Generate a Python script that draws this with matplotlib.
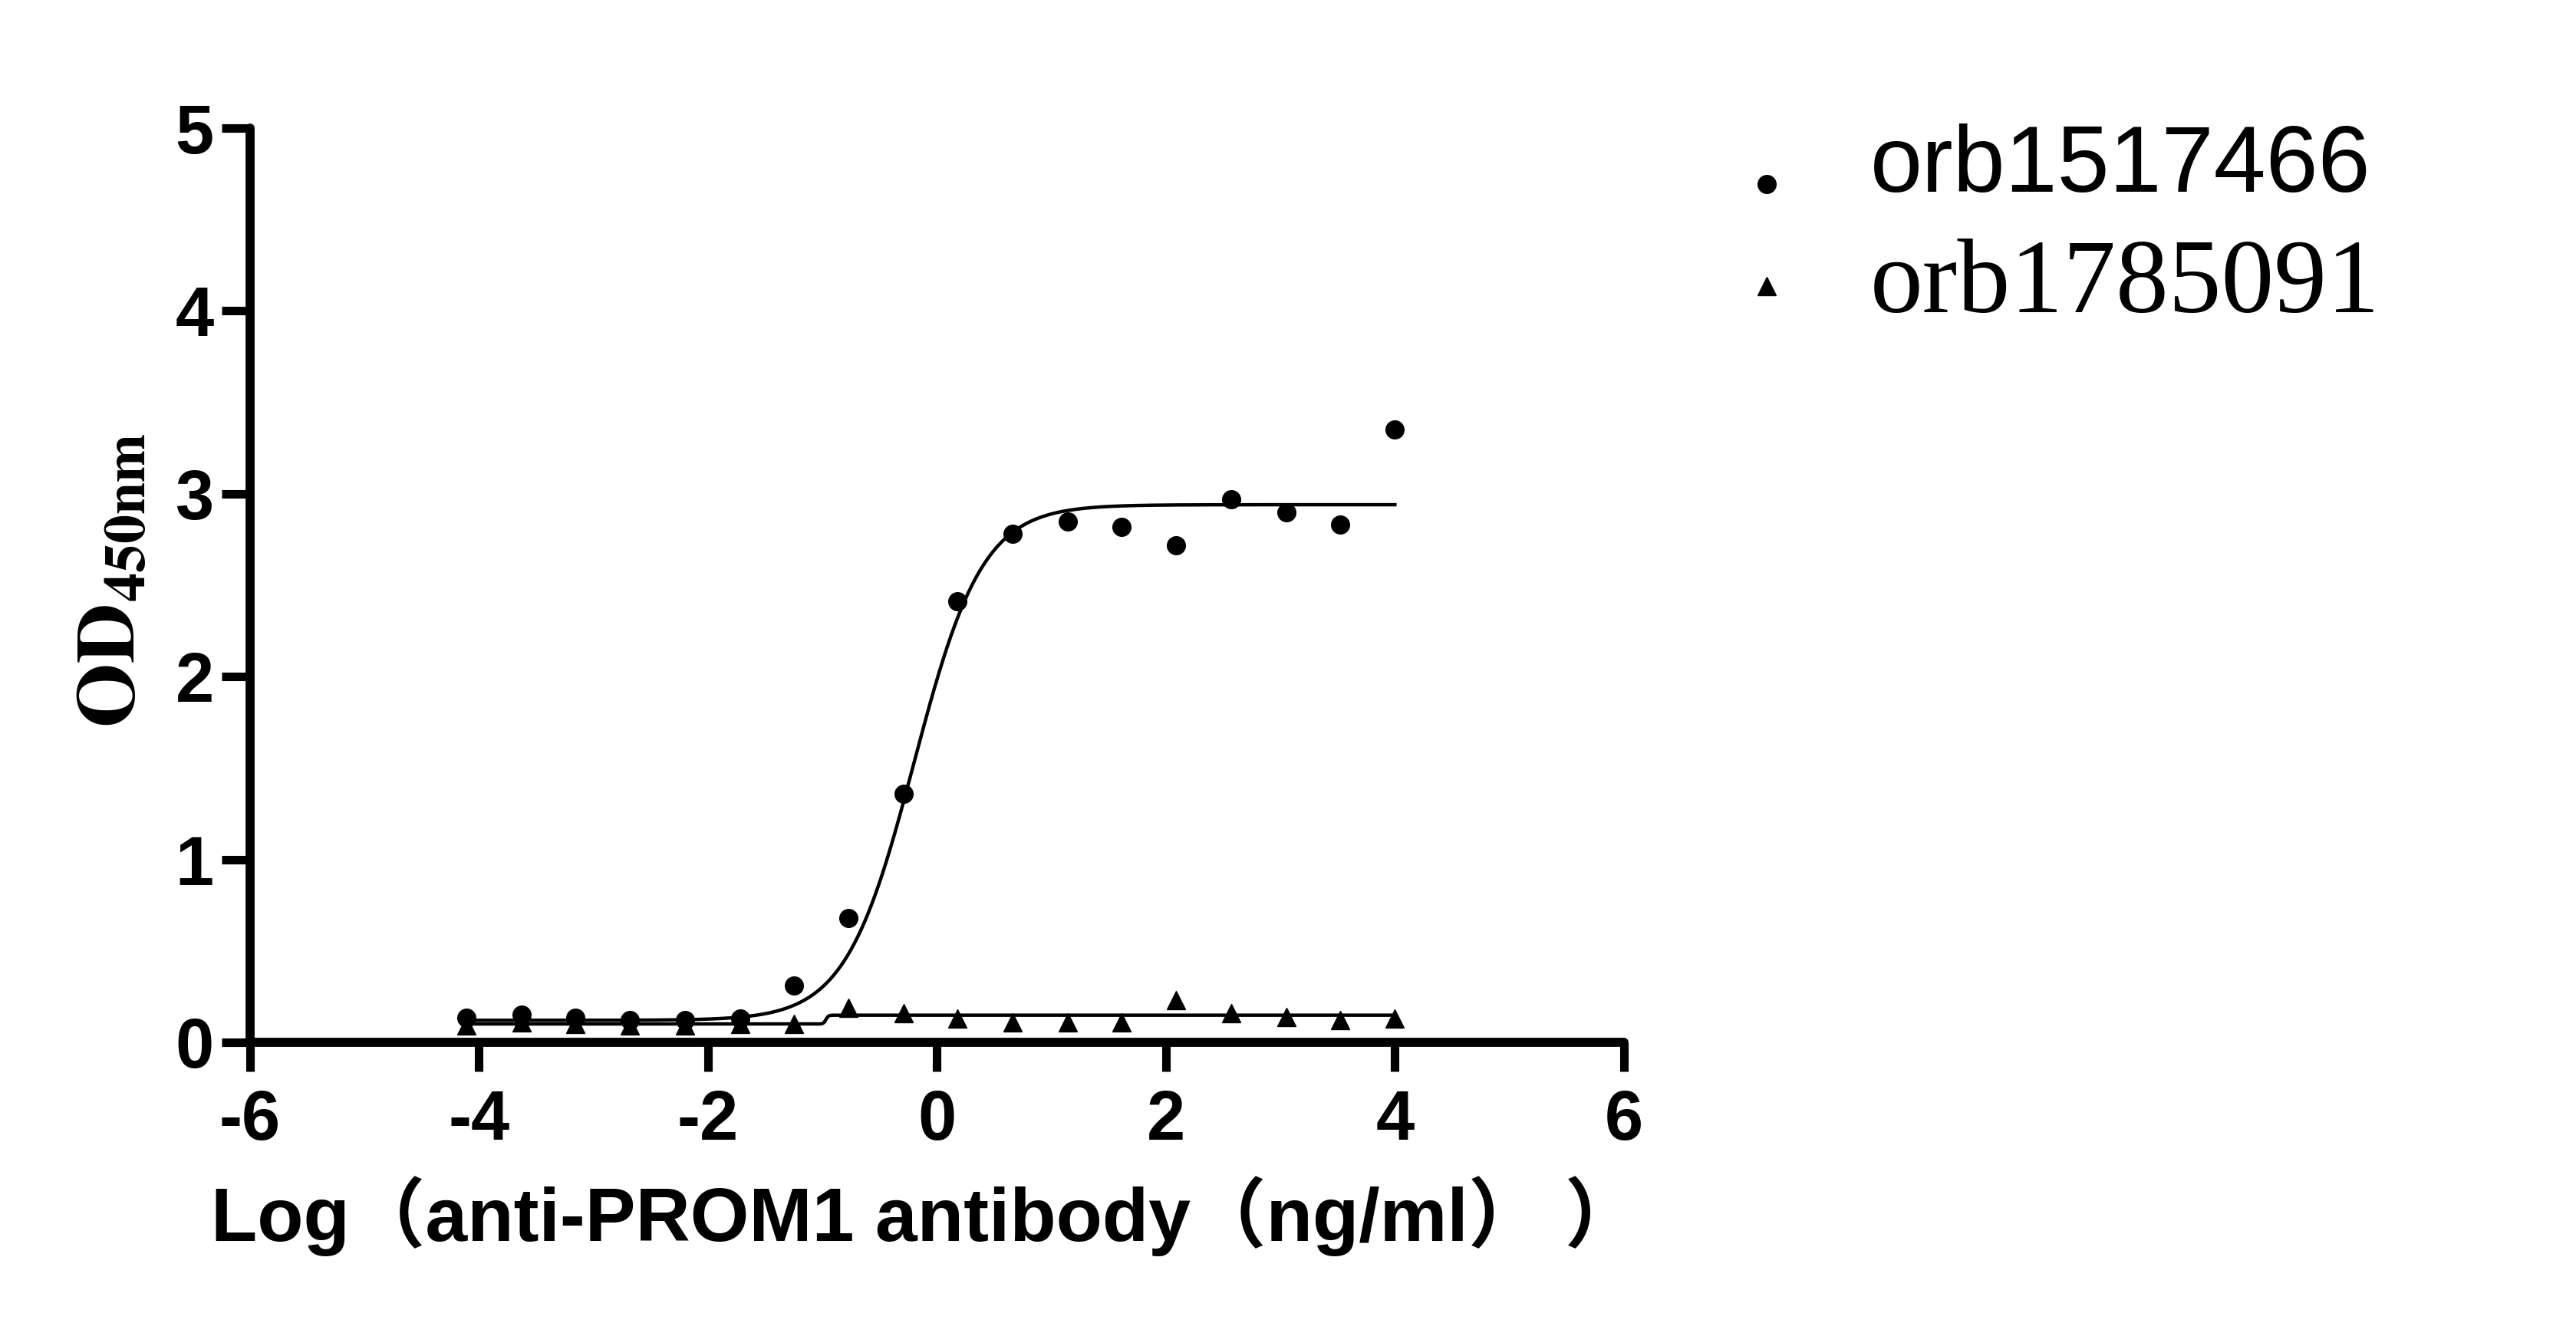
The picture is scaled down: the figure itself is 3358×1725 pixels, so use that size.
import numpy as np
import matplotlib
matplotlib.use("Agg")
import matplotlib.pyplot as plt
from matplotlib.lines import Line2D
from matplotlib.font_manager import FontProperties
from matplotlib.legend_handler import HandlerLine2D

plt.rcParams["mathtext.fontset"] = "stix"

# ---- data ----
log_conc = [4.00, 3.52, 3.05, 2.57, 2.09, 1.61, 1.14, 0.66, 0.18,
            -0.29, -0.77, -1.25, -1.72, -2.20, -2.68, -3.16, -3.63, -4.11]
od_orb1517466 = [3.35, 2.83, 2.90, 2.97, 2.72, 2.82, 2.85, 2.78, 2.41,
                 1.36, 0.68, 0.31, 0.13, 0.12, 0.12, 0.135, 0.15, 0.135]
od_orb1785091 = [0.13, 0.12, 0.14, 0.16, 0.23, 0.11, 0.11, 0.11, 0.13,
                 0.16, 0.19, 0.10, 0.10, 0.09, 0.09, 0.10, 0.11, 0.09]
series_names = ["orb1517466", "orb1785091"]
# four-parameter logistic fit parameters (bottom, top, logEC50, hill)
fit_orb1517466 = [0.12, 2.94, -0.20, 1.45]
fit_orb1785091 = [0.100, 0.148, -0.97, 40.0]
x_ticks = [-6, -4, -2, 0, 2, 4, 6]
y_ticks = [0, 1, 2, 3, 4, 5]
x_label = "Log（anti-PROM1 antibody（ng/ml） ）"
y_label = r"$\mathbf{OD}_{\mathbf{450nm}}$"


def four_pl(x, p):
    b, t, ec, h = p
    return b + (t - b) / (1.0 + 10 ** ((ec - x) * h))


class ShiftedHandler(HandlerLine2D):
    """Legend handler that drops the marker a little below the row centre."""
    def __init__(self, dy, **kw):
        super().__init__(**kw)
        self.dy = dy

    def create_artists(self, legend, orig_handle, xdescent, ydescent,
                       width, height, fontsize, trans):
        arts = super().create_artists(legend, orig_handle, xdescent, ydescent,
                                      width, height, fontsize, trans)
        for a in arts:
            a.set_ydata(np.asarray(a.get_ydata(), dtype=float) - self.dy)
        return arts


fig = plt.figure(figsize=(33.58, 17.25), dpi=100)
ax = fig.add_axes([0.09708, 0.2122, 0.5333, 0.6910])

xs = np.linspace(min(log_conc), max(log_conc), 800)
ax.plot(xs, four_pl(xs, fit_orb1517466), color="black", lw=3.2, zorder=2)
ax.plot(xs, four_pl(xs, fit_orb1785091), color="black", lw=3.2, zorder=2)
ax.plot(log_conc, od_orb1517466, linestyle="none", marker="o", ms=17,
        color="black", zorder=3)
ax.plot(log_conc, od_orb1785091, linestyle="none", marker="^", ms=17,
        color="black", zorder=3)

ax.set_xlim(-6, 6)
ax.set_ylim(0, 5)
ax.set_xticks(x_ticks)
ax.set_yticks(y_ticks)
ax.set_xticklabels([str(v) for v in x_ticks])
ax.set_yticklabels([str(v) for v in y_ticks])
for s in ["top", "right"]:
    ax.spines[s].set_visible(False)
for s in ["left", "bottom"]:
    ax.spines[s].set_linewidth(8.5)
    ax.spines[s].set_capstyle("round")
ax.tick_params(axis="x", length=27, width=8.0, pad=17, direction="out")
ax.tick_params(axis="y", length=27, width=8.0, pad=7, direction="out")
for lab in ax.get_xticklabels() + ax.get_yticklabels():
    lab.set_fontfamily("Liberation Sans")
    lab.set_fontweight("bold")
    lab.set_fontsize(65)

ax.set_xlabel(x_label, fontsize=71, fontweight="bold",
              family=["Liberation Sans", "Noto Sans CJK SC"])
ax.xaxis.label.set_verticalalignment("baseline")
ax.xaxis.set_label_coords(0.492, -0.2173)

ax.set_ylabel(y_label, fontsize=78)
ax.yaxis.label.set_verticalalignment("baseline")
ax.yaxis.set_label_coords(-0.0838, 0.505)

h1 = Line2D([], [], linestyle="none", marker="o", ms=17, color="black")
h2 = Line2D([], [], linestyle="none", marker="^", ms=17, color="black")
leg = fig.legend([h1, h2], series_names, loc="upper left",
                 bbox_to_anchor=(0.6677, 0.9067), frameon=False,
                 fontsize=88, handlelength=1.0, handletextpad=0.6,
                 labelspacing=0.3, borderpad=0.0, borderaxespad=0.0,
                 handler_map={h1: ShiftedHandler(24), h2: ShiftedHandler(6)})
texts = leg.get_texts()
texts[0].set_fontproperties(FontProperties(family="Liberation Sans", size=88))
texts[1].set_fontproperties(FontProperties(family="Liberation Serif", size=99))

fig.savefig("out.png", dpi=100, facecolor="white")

Directions for this task
Of all the lines in the material above, how many contain the word "figure"? Give only the count.

Output for this exercise
2